--- begin Data in this exercise ---
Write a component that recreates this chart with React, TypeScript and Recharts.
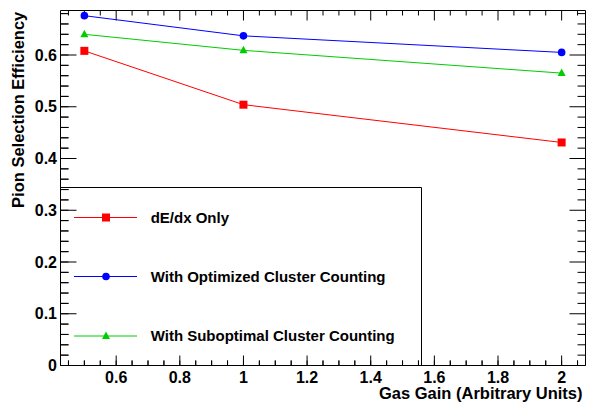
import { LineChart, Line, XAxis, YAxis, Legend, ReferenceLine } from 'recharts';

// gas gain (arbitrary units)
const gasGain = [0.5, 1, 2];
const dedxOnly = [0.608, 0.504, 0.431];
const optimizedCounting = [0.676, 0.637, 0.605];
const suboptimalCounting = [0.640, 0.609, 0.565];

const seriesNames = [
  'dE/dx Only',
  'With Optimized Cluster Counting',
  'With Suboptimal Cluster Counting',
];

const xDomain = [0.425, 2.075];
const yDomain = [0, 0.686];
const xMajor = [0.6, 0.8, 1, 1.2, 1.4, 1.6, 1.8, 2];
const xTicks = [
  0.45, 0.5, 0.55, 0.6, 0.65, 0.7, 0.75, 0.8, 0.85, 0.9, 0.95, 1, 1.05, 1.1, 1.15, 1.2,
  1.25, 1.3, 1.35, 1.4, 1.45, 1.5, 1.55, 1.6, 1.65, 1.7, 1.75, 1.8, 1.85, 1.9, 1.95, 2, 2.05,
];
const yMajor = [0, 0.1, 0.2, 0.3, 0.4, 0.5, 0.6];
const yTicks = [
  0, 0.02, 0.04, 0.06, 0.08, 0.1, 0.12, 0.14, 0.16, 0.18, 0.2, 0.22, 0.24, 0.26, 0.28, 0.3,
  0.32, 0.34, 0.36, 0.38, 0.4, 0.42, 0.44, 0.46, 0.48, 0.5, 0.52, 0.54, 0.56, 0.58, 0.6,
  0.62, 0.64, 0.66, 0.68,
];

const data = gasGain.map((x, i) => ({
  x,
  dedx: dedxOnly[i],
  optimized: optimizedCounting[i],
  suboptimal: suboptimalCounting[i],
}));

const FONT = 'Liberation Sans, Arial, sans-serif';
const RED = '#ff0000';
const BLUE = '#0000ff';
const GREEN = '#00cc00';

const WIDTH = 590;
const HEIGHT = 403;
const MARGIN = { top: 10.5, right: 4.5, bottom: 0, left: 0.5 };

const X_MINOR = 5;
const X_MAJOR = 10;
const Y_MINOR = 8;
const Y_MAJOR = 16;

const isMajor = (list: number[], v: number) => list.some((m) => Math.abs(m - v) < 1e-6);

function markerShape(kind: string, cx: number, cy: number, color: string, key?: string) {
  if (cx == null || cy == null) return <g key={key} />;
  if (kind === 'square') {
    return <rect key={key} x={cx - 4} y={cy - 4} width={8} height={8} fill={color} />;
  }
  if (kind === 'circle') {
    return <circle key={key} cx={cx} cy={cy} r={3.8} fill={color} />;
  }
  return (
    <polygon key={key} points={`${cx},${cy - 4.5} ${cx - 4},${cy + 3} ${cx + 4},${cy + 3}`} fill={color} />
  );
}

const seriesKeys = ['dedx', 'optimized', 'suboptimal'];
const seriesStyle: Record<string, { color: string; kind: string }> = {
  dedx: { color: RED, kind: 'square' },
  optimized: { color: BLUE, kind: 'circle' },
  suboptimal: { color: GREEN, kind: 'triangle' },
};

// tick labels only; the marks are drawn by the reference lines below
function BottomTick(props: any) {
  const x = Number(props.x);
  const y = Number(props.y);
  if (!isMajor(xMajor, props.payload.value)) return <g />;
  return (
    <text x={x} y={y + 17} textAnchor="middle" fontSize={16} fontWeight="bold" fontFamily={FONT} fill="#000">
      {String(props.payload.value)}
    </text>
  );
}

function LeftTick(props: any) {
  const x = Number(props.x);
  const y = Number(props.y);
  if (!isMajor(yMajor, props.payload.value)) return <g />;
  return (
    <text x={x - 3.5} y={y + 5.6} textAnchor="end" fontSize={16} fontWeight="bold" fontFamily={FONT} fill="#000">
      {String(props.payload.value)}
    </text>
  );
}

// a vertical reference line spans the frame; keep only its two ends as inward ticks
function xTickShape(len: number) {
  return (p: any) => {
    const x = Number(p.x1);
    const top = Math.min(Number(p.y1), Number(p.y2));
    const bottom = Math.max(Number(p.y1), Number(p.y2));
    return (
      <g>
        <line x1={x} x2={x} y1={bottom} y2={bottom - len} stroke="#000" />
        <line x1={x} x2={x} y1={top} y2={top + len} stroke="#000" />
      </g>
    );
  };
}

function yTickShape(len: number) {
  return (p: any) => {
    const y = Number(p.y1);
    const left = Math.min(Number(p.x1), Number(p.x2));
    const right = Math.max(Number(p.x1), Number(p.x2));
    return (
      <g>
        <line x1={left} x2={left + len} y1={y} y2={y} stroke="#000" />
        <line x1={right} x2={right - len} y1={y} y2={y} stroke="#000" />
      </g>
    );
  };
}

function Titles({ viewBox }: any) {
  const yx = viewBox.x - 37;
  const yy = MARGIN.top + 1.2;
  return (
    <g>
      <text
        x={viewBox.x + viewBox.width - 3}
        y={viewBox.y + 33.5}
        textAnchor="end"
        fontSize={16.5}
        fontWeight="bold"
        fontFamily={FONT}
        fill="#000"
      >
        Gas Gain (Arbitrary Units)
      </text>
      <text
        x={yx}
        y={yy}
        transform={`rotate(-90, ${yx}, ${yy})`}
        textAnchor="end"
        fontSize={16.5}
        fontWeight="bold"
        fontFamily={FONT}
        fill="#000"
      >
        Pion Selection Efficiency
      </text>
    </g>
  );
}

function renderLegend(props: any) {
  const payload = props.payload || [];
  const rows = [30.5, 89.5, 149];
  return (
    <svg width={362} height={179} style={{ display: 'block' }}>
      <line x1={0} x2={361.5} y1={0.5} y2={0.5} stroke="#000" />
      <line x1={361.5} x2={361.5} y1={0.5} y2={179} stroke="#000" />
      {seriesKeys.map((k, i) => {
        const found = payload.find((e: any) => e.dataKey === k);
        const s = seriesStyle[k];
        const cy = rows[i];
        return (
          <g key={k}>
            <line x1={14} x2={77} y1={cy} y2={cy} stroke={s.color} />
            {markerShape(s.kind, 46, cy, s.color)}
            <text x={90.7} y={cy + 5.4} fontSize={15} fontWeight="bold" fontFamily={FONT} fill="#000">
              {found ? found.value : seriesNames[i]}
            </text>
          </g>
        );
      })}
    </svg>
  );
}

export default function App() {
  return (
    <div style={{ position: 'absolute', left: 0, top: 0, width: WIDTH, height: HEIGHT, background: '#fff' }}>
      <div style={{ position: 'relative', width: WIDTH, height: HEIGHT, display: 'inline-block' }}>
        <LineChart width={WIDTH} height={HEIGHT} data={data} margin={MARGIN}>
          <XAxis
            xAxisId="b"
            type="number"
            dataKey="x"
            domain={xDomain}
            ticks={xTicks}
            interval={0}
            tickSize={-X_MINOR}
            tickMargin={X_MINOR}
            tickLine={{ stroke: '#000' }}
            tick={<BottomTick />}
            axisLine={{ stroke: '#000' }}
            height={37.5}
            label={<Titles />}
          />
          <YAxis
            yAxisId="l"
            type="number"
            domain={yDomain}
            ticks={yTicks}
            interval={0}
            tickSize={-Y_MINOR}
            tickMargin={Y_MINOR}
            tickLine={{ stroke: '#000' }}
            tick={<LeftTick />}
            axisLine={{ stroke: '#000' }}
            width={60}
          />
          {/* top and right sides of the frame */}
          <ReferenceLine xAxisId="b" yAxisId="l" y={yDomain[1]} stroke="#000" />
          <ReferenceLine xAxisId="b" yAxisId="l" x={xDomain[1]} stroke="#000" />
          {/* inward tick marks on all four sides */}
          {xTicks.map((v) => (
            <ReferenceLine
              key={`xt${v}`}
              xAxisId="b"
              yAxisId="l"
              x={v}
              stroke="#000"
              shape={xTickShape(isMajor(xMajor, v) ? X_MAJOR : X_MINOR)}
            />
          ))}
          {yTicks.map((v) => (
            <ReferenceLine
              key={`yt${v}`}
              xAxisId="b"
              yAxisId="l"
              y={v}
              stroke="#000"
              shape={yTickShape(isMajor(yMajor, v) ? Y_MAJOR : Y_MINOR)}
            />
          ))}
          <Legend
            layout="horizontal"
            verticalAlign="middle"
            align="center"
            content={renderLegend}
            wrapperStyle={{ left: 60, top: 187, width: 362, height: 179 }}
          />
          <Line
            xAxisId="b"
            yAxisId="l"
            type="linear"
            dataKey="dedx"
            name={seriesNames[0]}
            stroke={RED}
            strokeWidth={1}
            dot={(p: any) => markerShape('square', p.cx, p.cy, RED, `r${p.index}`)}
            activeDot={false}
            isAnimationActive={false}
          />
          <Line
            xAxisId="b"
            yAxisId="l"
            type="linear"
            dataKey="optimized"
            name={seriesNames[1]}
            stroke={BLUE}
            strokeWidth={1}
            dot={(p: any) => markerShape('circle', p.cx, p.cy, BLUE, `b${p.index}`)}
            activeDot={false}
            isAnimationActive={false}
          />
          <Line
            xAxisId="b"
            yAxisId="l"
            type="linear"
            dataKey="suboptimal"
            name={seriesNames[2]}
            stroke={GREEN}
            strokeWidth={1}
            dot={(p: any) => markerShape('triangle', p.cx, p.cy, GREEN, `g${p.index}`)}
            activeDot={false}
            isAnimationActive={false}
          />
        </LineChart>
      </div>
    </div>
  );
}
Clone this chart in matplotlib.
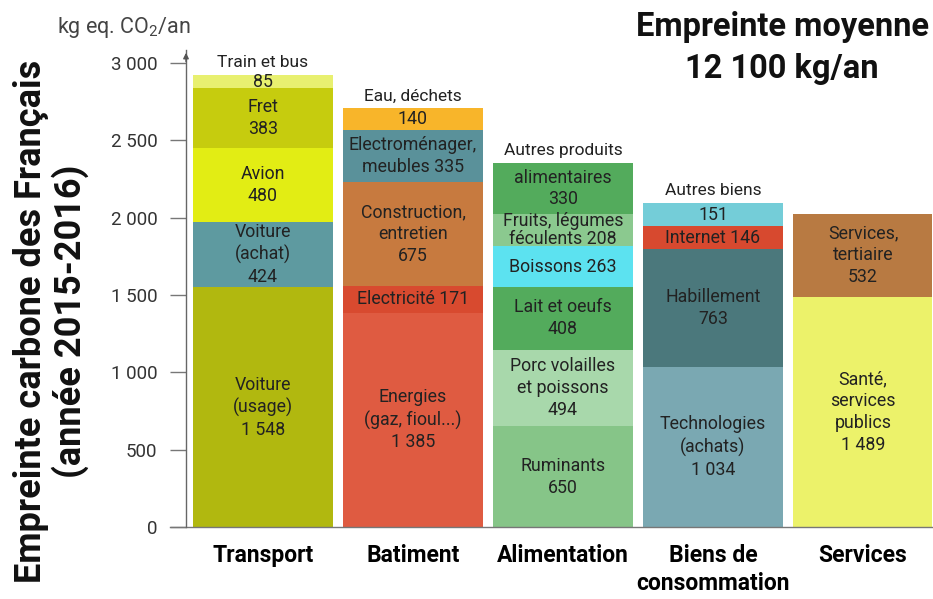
--- end Data in this exercise ---
# What you are asked to do
Return only the lines running from the start of the entries above to the line that contains "const isMajor = (list: number[], v: number)", inclusive, and omit every picture.

# Answer to the task
Write a component that recreates this chart with React, TypeScript and Recharts.
import { LineChart, Line, XAxis, YAxis, Legend, ReferenceLine } from 'recharts';

// gas gain (arbitrary units)
const gasGain = [0.5, 1, 2];
const dedxOnly = [0.608, 0.504, 0.431];
const optimizedCounting = [0.676, 0.637, 0.605];
const suboptimalCounting = [0.640, 0.609, 0.565];

const seriesNames = [
  'dE/dx Only',
  'With Optimized Cluster Counting',
  'With Suboptimal Cluster Counting',
];

const xDomain = [0.425, 2.075];
const yDomain = [0, 0.686];
const xMajor = [0.6, 0.8, 1, 1.2, 1.4, 1.6, 1.8, 2];
const xTicks = [
  0.45, 0.5, 0.55, 0.6, 0.65, 0.7, 0.75, 0.8, 0.85, 0.9, 0.95, 1, 1.05, 1.1, 1.15, 1.2,
  1.25, 1.3, 1.35, 1.4, 1.45, 1.5, 1.55, 1.6, 1.65, 1.7, 1.75, 1.8, 1.85, 1.9, 1.95, 2, 2.05,
];
const yMajor = [0, 0.1, 0.2, 0.3, 0.4, 0.5, 0.6];
const yTicks = [
  0, 0.02, 0.04, 0.06, 0.08, 0.1, 0.12, 0.14, 0.16, 0.18, 0.2, 0.22, 0.24, 0.26, 0.28, 0.3,
  0.32, 0.34, 0.36, 0.38, 0.4, 0.42, 0.44, 0.46, 0.48, 0.5, 0.52, 0.54, 0.56, 0.58, 0.6,
  0.62, 0.64, 0.66, 0.68,
];

const data = gasGain.map((x, i) => ({
  x,
  dedx: dedxOnly[i],
  optimized: optimizedCounting[i],
  suboptimal: suboptimalCounting[i],
}));

const FONT = 'Liberation Sans, Arial, sans-serif';
const RED = '#ff0000';
const BLUE = '#0000ff';
const GREEN = '#00cc00';

const WIDTH = 590;
const HEIGHT = 403;
const MARGIN = { top: 10.5, right: 4.5, bottom: 0, left: 0.5 };

const X_MINOR = 5;
const X_MAJOR = 10;
const Y_MINOR = 8;
const Y_MAJOR = 16;

const isMajor = (list: number[], v: number) => list.some((m) => Math.abs(m - v) < 1e-6);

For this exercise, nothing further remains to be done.